Posted on Mar 22nd, 2008 by Lindsey : "I thought you were my boyfriend." Lindsey

Walking down east Arapahoe into the sunset, jr bacon cheese burger and a six pack of cider in hand. So many lives to live. That was fun, me and Heather are fun people.


I painted lots of pink and polkadots Friday!


I am moving out of my apartment now. I like being alone, this is going to be hard.


My brother is looking to buy a house in Broomfield, he said he was going to make sure there are 4 bedrooms so I can stay with him if I want, that is kind of sweet. It is like we want to know each other but we just look at each other and see nothing human staring back. I don't think I would really enjoy living with him and Kim (who is Hillary delegate and mighty irritating). So I don;t think I will. Wow, I guess I'm a failure sister though, I have 20 months to get a good Job, a long-term girlfriend/boyfriend, and buy a house... at least I'm happy.


I can't wait to move to Calgary, that will be so nice, I need to escape, that's how I feel about it. I am going to escape to someone who wants to enter back in, run back to Boulder, to the people and excitement and all I want to do is go live in the country, and not even my own.


I got a ticket to Toast, but My car is lookin' kind of bad, I'd at least need to replace the windshield to drive to AZ and it might not get there plus the 200 dollars in gas, but then I looked at tickets to Calgary and the cheapest one is 389 but to fly from Denver to Phoenix to Calgary and back to Denver is 375, but then I'm stuck with no way to get to toast, no tent and I have to bum around in Phoenix for a few days. And I probably wont be able to bring a lot of burning man clothes ) : I suppose one can always rent things from walmart, although that is a bad thing to do and I could find a ride I am sure and a hotel would coast as much as gas but save my car... blah. Maybe I'll just keep the ticket and say I went. Maybe I can bring it to Apogea and say “shit, you mean this is the wrong burn! So.. .can I get in?


I hate deciding what to do I never know if it is right or not.
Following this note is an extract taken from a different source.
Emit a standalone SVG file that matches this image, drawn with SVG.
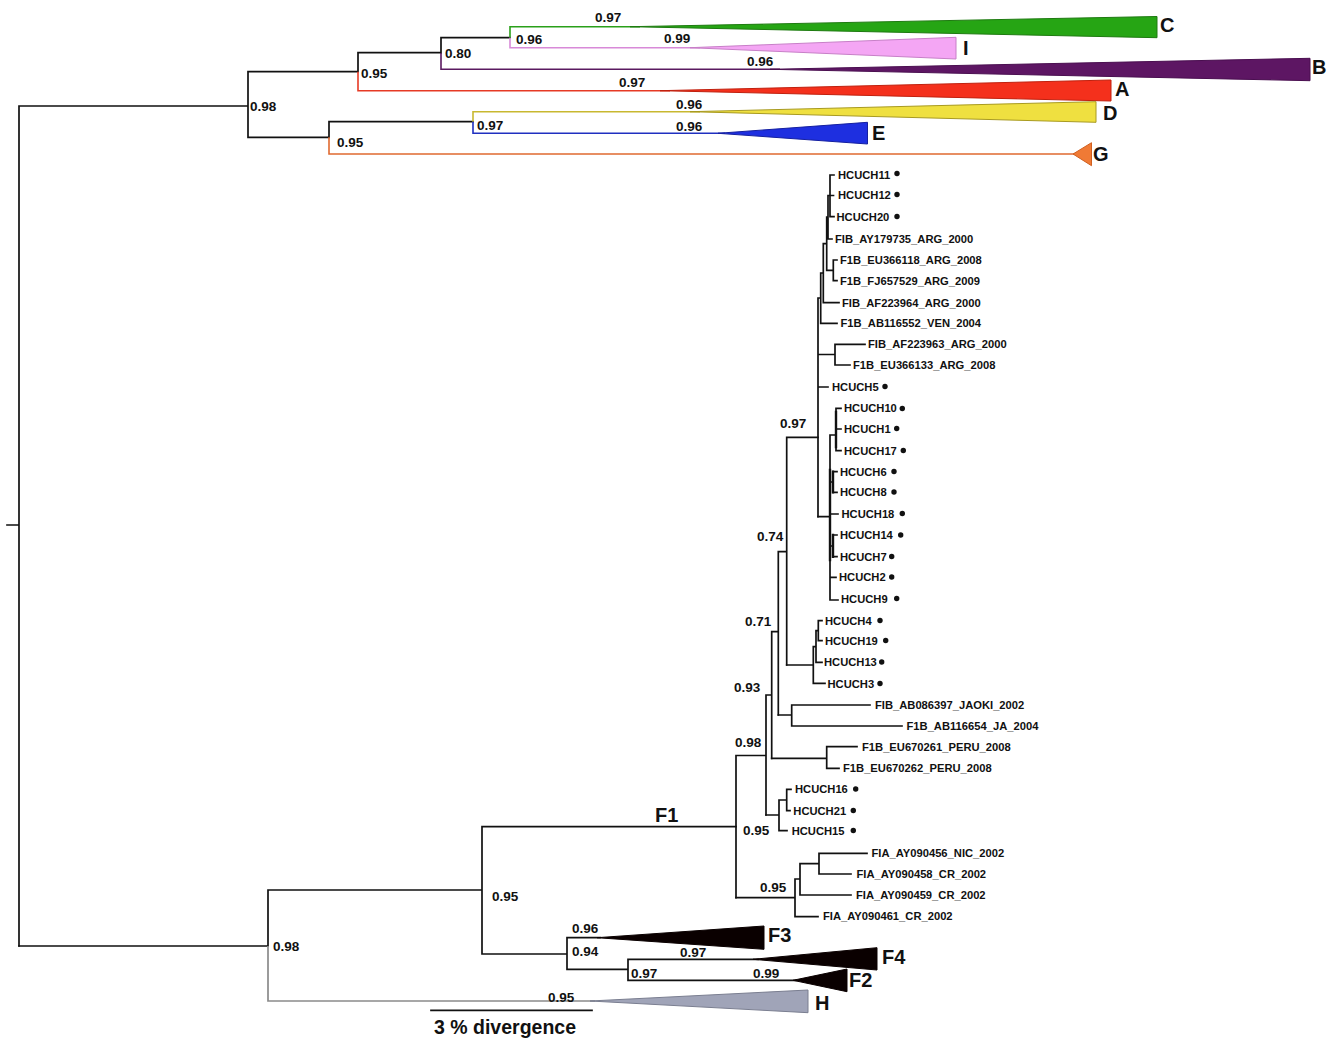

Maybe I am just really selfish, and if I wasn't this would be easier.


My dad got tickets to see the Flames Avalanche game on Monday, I am excited since I've never seen a real hockey game before!


I love Anderson Cooper, and CNN because they have Anderson Cooper, he is what a good journalist should be.

Also give it up to Ze Frank who is awesome and started color wars on twitter http://colorwar2008.com/


People can be so amazing. You are so amazing.